*Provided material*.
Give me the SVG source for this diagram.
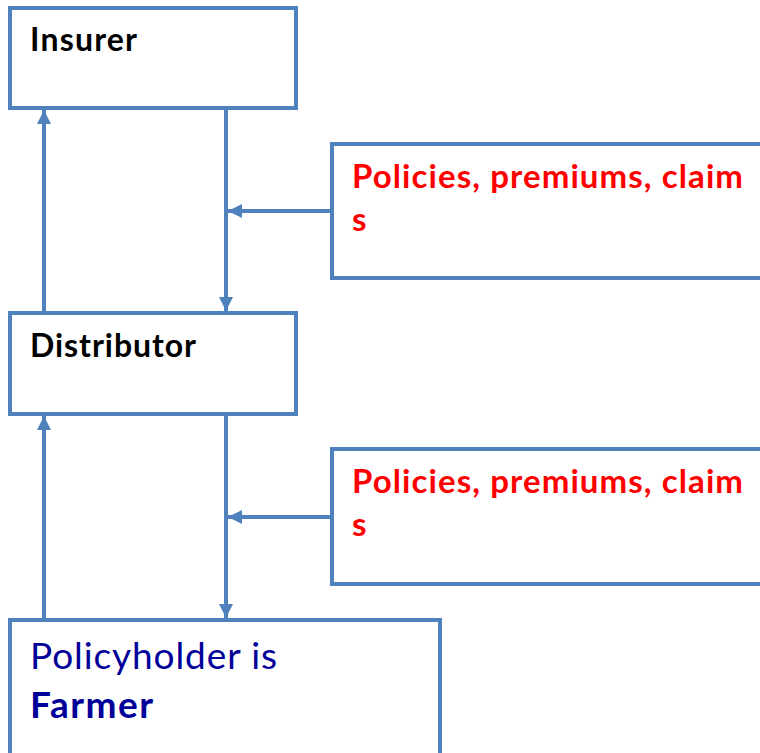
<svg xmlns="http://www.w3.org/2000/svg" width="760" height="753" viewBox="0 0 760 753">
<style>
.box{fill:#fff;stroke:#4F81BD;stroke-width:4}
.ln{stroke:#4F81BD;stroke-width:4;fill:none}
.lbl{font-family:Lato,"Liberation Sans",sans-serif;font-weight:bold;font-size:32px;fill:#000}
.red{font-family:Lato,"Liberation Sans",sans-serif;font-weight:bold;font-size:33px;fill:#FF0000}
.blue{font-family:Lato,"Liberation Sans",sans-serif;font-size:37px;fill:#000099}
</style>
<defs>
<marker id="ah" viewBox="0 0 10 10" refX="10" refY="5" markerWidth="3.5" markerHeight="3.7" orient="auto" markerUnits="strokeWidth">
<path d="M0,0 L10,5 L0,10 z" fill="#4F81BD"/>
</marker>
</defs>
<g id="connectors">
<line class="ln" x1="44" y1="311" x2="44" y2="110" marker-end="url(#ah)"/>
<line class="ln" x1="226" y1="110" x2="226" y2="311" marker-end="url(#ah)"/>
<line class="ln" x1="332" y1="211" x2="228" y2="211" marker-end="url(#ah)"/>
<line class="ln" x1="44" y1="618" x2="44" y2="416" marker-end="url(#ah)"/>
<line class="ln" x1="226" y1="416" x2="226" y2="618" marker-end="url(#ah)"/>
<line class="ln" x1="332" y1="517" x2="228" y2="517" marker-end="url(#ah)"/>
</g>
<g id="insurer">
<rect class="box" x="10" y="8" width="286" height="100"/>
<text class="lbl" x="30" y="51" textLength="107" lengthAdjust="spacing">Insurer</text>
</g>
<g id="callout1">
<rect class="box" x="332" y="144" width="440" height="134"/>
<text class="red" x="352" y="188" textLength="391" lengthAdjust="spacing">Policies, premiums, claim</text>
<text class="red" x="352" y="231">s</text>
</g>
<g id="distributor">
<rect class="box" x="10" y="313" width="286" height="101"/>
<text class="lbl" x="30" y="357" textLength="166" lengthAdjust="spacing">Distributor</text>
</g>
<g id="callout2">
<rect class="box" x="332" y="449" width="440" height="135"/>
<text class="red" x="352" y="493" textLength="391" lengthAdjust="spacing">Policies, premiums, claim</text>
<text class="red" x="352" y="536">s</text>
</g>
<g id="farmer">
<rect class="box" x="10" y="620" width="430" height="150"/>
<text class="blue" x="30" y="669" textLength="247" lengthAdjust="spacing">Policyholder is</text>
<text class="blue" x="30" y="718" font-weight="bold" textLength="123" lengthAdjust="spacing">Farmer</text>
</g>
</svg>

*Requirements*.
Write out every line above exactly as it is, leaving out the pictures.

*Response to this exercise*.
Give me the SVG source for this diagram.
<svg xmlns="http://www.w3.org/2000/svg" width="760" height="753" viewBox="0 0 760 753">
<style>
.box{fill:#fff;stroke:#4F81BD;stroke-width:4}
.ln{stroke:#4F81BD;stroke-width:4;fill:none}
.lbl{font-family:Lato,"Liberation Sans",sans-serif;font-weight:bold;font-size:32px;fill:#000}
.red{font-family:Lato,"Liberation Sans",sans-serif;font-weight:bold;font-size:33px;fill:#FF0000}
.blue{font-family:Lato,"Liberation Sans",sans-serif;font-size:37px;fill:#000099}
</style>
<defs>
<marker id="ah" viewBox="0 0 10 10" refX="10" refY="5" markerWidth="3.5" markerHeight="3.7" orient="auto" markerUnits="strokeWidth">
<path d="M0,0 L10,5 L0,10 z" fill="#4F81BD"/>
</marker>
</defs>
<g id="connectors">
<line class="ln" x1="44" y1="311" x2="44" y2="110" marker-end="url(#ah)"/>
<line class="ln" x1="226" y1="110" x2="226" y2="311" marker-end="url(#ah)"/>
<line class="ln" x1="332" y1="211" x2="228" y2="211" marker-end="url(#ah)"/>
<line class="ln" x1="44" y1="618" x2="44" y2="416" marker-end="url(#ah)"/>
<line class="ln" x1="226" y1="416" x2="226" y2="618" marker-end="url(#ah)"/>
<line class="ln" x1="332" y1="517" x2="228" y2="517" marker-end="url(#ah)"/>
</g>
<g id="insurer">
<rect class="box" x="10" y="8" width="286" height="100"/>
<text class="lbl" x="30" y="51" textLength="107" lengthAdjust="spacing">Insurer</text>
</g>
<g id="callout1">
<rect class="box" x="332" y="144" width="440" height="134"/>
<text class="red" x="352" y="188" textLength="391" lengthAdjust="spacing">Policies, premiums, claim</text>
<text class="red" x="352" y="231">s</text>
</g>
<g id="distributor">
<rect class="box" x="10" y="313" width="286" height="101"/>
<text class="lbl" x="30" y="357" textLength="166" lengthAdjust="spacing">Distributor</text>
</g>
<g id="callout2">
<rect class="box" x="332" y="449" width="440" height="135"/>
<text class="red" x="352" y="493" textLength="391" lengthAdjust="spacing">Policies, premiums, claim</text>
<text class="red" x="352" y="536">s</text>
</g>
<g id="farmer">
<rect class="box" x="10" y="620" width="430" height="150"/>
<text class="blue" x="30" y="669" textLength="247" lengthAdjust="spacing">Policyholder is</text>
<text class="blue" x="30" y="718" font-weight="bold" textLength="123" lengthAdjust="spacing">Farmer</text>
</g>
</svg>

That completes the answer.